Work to complete:
How many lines of the records hold the string "this"? Reply with the number alone.

Exercise materials:
•••

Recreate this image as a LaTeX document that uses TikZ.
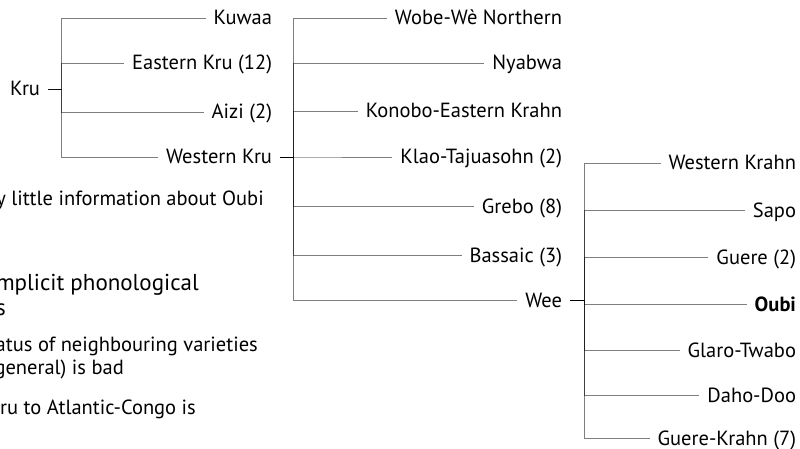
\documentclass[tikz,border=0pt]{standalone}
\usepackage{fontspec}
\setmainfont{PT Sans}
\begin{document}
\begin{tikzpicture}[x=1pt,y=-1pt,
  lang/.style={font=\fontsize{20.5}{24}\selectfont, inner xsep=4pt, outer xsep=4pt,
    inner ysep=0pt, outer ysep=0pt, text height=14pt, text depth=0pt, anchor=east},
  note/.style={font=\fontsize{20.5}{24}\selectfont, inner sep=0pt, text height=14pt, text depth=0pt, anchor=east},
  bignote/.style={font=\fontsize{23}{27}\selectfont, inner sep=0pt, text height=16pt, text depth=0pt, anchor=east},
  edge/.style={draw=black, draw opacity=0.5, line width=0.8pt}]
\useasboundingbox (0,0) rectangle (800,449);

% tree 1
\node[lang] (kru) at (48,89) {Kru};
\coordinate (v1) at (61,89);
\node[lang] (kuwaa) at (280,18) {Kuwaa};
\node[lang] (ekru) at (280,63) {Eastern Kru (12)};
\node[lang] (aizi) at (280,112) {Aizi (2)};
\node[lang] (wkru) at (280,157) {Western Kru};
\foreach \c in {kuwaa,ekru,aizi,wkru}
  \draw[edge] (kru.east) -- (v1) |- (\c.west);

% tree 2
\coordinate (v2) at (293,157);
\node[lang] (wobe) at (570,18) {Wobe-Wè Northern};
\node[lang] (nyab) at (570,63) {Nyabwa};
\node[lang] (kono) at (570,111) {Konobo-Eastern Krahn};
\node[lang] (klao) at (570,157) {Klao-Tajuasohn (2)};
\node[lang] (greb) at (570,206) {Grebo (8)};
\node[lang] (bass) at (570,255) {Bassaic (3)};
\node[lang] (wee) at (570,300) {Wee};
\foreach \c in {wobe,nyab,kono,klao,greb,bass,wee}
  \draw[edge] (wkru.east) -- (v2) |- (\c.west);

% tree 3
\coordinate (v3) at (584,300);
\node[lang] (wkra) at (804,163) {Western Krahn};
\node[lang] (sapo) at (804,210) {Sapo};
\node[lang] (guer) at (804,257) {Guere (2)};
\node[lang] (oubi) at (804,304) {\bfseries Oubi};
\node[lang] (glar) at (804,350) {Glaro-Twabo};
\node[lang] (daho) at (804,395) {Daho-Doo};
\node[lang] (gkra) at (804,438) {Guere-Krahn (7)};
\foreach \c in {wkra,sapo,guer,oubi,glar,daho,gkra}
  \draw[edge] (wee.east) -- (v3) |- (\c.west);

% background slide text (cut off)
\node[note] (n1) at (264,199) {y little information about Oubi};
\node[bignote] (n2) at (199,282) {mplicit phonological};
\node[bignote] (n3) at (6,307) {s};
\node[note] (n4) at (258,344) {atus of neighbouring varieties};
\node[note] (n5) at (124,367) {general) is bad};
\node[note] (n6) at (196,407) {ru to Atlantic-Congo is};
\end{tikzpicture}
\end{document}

•••

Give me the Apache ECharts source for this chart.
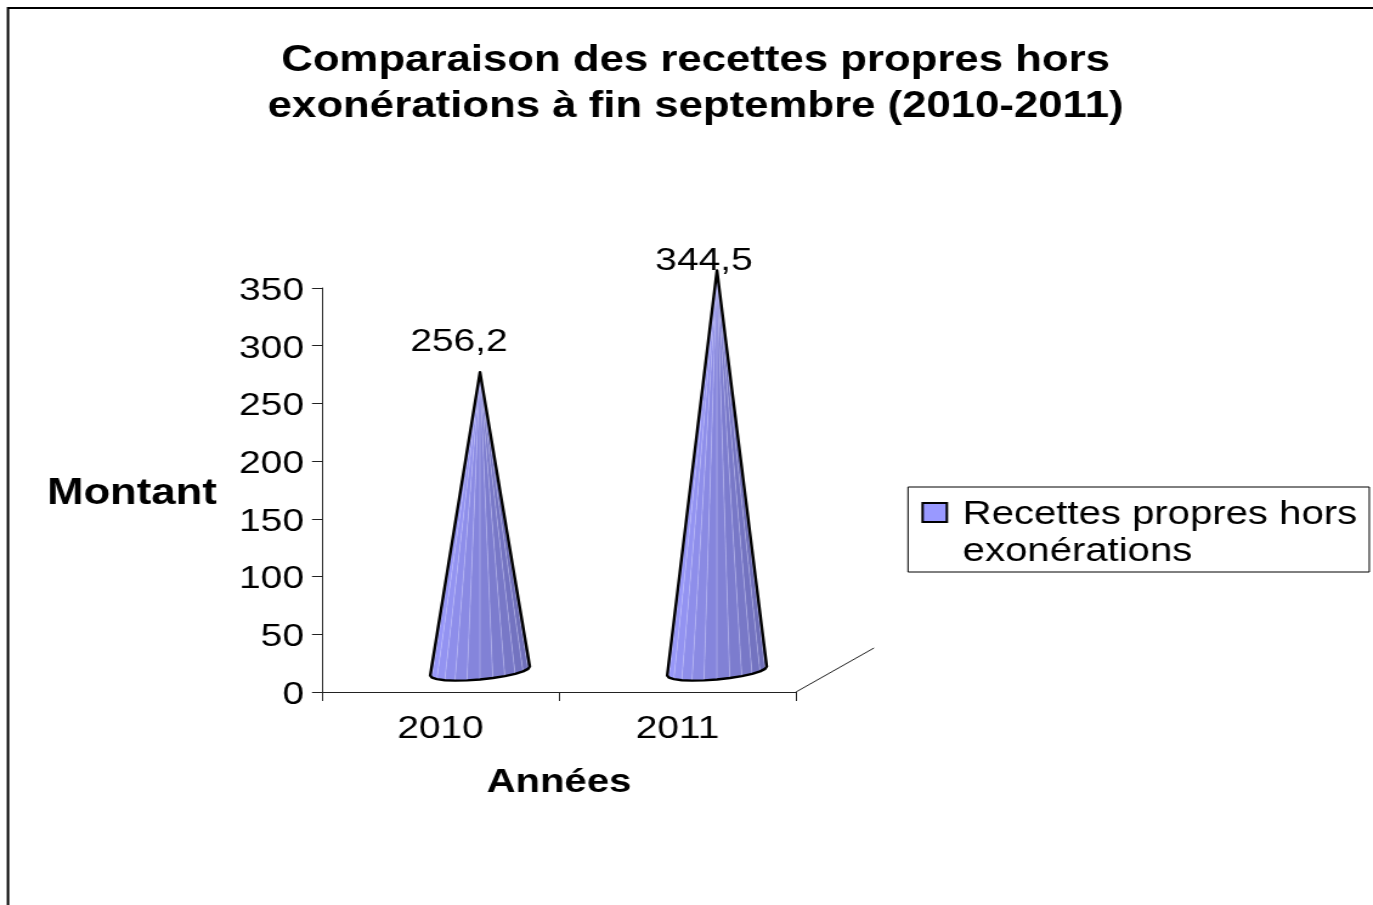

•••

Full response:
2